Michael Thomas, the chief-financial officer for Jackson State, said March 6 that while a stadium is still in the school's long-range plan, JSU's legislative priorities are to seek funding for two new schools, one of public health and another for social work.
Initial plans are for a stadium is designed for football, basketball, concerts and special events. For football games, the stadium would hold about 50,000, while it would pack 17,000 fans for basketball games and 21,000 for concerts.
JSU had picked out a site near Battlefield Park, but that location met opposition from neighborhood associations. Now, Thomas says the school is looking at another site downtown, near the Jackson Convention Complex although he did not offer specifics.
The new schools and stadium are all part of JSU's master plan, which calls for extending the main west Jackson all the way to downtown, where the school is renovating a building to house its department of Urban and Regional Planning and Public Policy and Administration as well as the Institute of Government.
During a March 6 presentation of the plan at Koinonia Coffee House, Thomas explained that the university and its development foundation have been acquiring property around west Jackson, but he emphasized that there would be no "quick take."
In 2008, JSU pushed a bill that would allow it to take property through eminent domain.
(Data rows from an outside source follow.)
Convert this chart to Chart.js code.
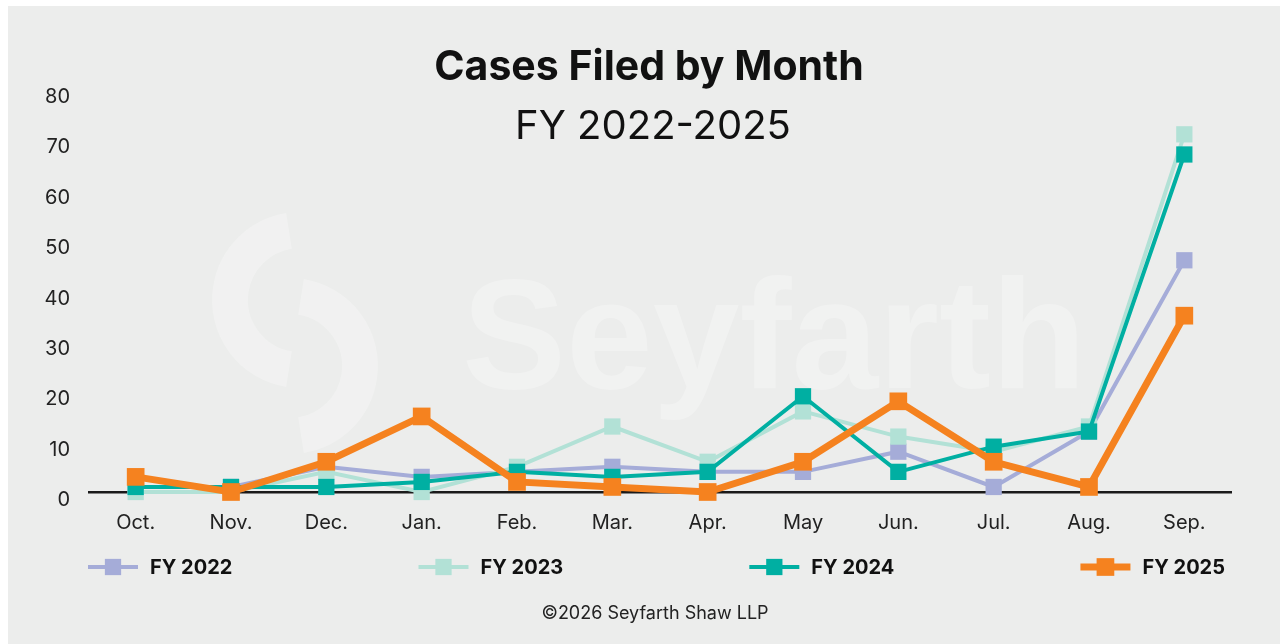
<!DOCTYPE html>
<html>
<head>
<meta charset="utf-8">
<script src="https://cdn.jsdelivr.net/npm/chart.js@4.4.1/dist/chart.umd.min.js"></script>
<style>
  html, body { margin: 0; padding: 0; background: #ffffff; }
  #wrap { width: 1280px; height: 644px; position: relative; }
</style>
</head>
<body>
<div id="wrap"><canvas id="chart" width="1280" height="644"></canvas></div>
<script>
// Data
const months = ['Oct.', 'Nov.', 'Dec.', 'Jan.', 'Feb.', 'Mar.', 'Apr.', 'May', 'Jun.', 'Jul.', 'Aug.', 'Sep.'];
const fy2022 = [1, 1, 5, 3, 4, 5, 4, 4, 8, 1, 12, 46];
const fy2023 = [0, 0, 4, 0, 5, 13, 6, 16, 11, 8, 13, 71];
const fy2024 = [1, 1, 1, 2, 4, 3, 4, 19, 4, 9, 12, 67];
const fy2025 = [3, 0, 6, 15, 2, 1, 0, 6, 18, 6, 1, 35];
const seriesNames = ['FY 2022', 'FY 2023', 'FY 2024', 'FY 2025'];
const seriesColors = ['#a5acd8', '#b2e1d6', '#00afa2', '#f5821f'];
const yMin = 0, yMax = 80, yStep = 10;

const FONT = "Inter, 'Noto Sans', sans-serif";
const BG = '#ecedec';

function makeSeries(label, data, color, width, radius, order) {
    return {
        label: label,
        data: data,
        borderColor: color,
        backgroundColor: color,
        pointBackgroundColor: color,
        pointBorderColor: color,
        borderWidth: width,
        pointStyle: 'rect',
        pointRadius: radius,
        pointHoverRadius: radius,
        pointBorderWidth: 0,
        tension: 0,
        fill: false,
        clip: false,
        order: order
    };
}

// background panel + watermark + titles + legend
const decorPlugin = {
    id: 'decor',
    beforeDraw(chart) {
        const c = chart.ctx;
        c.save();
        c.fillStyle = BG;
        c.fillRect(8, 6, chart.width - 8, chart.height - 6);
        // faint watermark
        c.fillStyle = 'rgba(255,255,255,0.28)';
        c.font = "bold 156px 'Liberation Sans', Arial, sans-serif";
        c.textBaseline = 'alphabetic';
        c.textAlign = 'left';
        c.fillText('Seyfarth', 462, 388);
        c.lineWidth = 36;
        c.strokeStyle = 'rgba(255,255,255,0.26)';
        c.beginPath();
        c.arc(300, 300, 70, Math.PI * 0.55, Math.PI * 1.45);
        c.stroke();
        c.beginPath();
        c.arc(290, 366, 70, -Math.PI * 0.45, Math.PI * 0.45);
        c.stroke();
        c.restore();
    },
    afterDraw(chart) {
        const c = chart.ctx;
        c.save();
        c.fillStyle = '#111111';
        c.textAlign = 'center';
        c.textBaseline = 'middle';
        c.font = `bold 41px ${FONT}`;
        c.fillText('Cases Filed by Month', 649, 68);
        c.font = `40px ${FONT}`;
        c.fillText('FY 2022-2025', 653, 127);
        c.fillStyle = '#222222';
        c.font = `18px ${FONT}`;
        c.fillText('\u00A92026 Seyfarth Shaw LLP', 655, 614);

        // legend spread across the plot width
        const ds = chart.data.datasets.slice().sort((a, b) => seriesNames.indexOf(a.label) - seriesNames.indexOf(b.label));
        c.font = `bold 20px ${FONT}`;
        c.textAlign = 'left';
        const symW = 50, gap = 12;
        const widths = ds.map(d => symW + gap + c.measureText(d.label).width);
        const left = chart.chartArea.left, right = 1225;
        const spare = (right - left) - widths.reduce((a, b) => a + b, 0);
        const step = spare / (ds.length - 1);
        let x = left;
        const y = 567;
        ds.forEach((d, i) => {
            c.strokeStyle = d.borderColor;
            c.lineWidth = d.borderWidth;
            c.beginPath();
            c.moveTo(x, y);
            c.lineTo(x + symW, y);
            c.stroke();
            const s = d.pointRadius * Math.SQRT1_2;
            c.fillStyle = d.borderColor;
            c.fillRect(x + symW / 2 - s, y - s, 2 * s, 2 * s);
            c.fillStyle = '#111111';
            c.fillText(d.label, x + symW + gap, y + 1);
            x += widths[i] + step;
        });
        c.restore();
    }
};

const ctx = document.getElementById('chart').getContext('2d');
const chart = new Chart(ctx, {
    type: 'line',
    data: {
        labels: months,
        datasets: [
            makeSeries(seriesNames[0], fy2022, seriesColors[0], 4, 11.5, 3),
            makeSeries(seriesNames[1], fy2023, seriesColors[1], 4, 11.5, 2),
            makeSeries(seriesNames[2], fy2024, seriesColors[2], 4, 11.5, 1),
            makeSeries(seriesNames[3], fy2025, seriesColors[3], 7, 12.5, 0)
        ]
    },
    options: {
        responsive: false,
        animation: false,
        devicePixelRatio: 1,
        layout: { padding: { left: 8, top: 89, right: 48, bottom: 0 } },
        plugins: {
            legend: { display: false },
            title: { display: false },
            tooltip: { enabled: false }
        },
        scales: {
            x: {
                offset: true,
                grid: { display: false, drawTicks: false },
                border: { display: false },
                ticks: { padding: 19, color: '#222222', font: { family: FONT, size: 20 } },
                afterFit: s => { s.height = 152; }
            },
            y: {
                min: yMin,
                max: yMax,
                border: { display: false },
                grid: {
                    drawTicks: false,
                    color: c => (c.tick && c.tick.value === 0 ? '#1a1a1a' : 'rgba(0,0,0,0)'),
                    lineWidth: 2.5
                },
                ticks: {
                    stepSize: yStep,
                    padding: 18,
                    labelOffset: 8,
                    color: '#222222',
                    font: { family: FONT, size: 20 }
                },
                afterFit: s => { s.width = 80; }
            }
        }
    },
    plugins: [decorPlugin]
});
</script>
</body>
</html>
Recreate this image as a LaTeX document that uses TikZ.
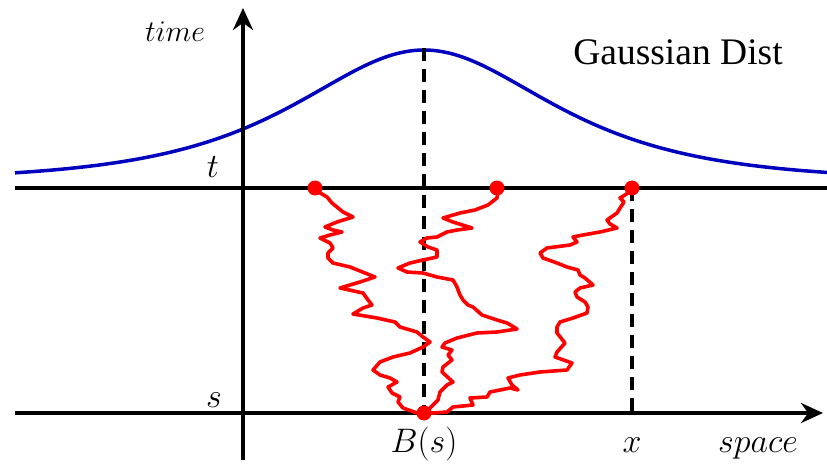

The so-called quick-take plan met fierce blowback from community groups and the bill died without before it got out of committee.
"We're looking to have conversations with people looking to sell," Thomas said.
JSU's master plan aims to give the campus a more collegiate feel by lining the outside of the campus with trees and a more pedestrian-friendly experience by pushing parking to the edges of the campus.
Renderings show that the proposed School of Social Work would sit near the overpass at Pearl and Gallatin streets. Ideally, Thomas said, students will one day be able to take the approximately 20 minute walk from the downtown building to the heart of the west Jackson campus.
Funding is the big obstacle. Jackson State University isn't faring much better than the city of Jackson in terms of its legislative checklist. At the start of the session, lawmakers filed several bills on behalf of one of the nation's most storied historically black universities.
Two bills, one from state Rep. Angela Cockerham, D-Magnolia, and the other from state Rep. Earle Banks, D-Jackson, each sought a $2 million to help JSU get started on building a school of public health.
Banks also sponsored a bill to sell $5 million in bonds for Science, Technology, Engineering and Mathematics (STEM) program and two more bills to renovate Rose E. McCoy Auditorium and the College of Education and Human Development. Now it appears, the school's last best hope is to get $8.5 million in the Institutions of Higher Learning appropriations bill.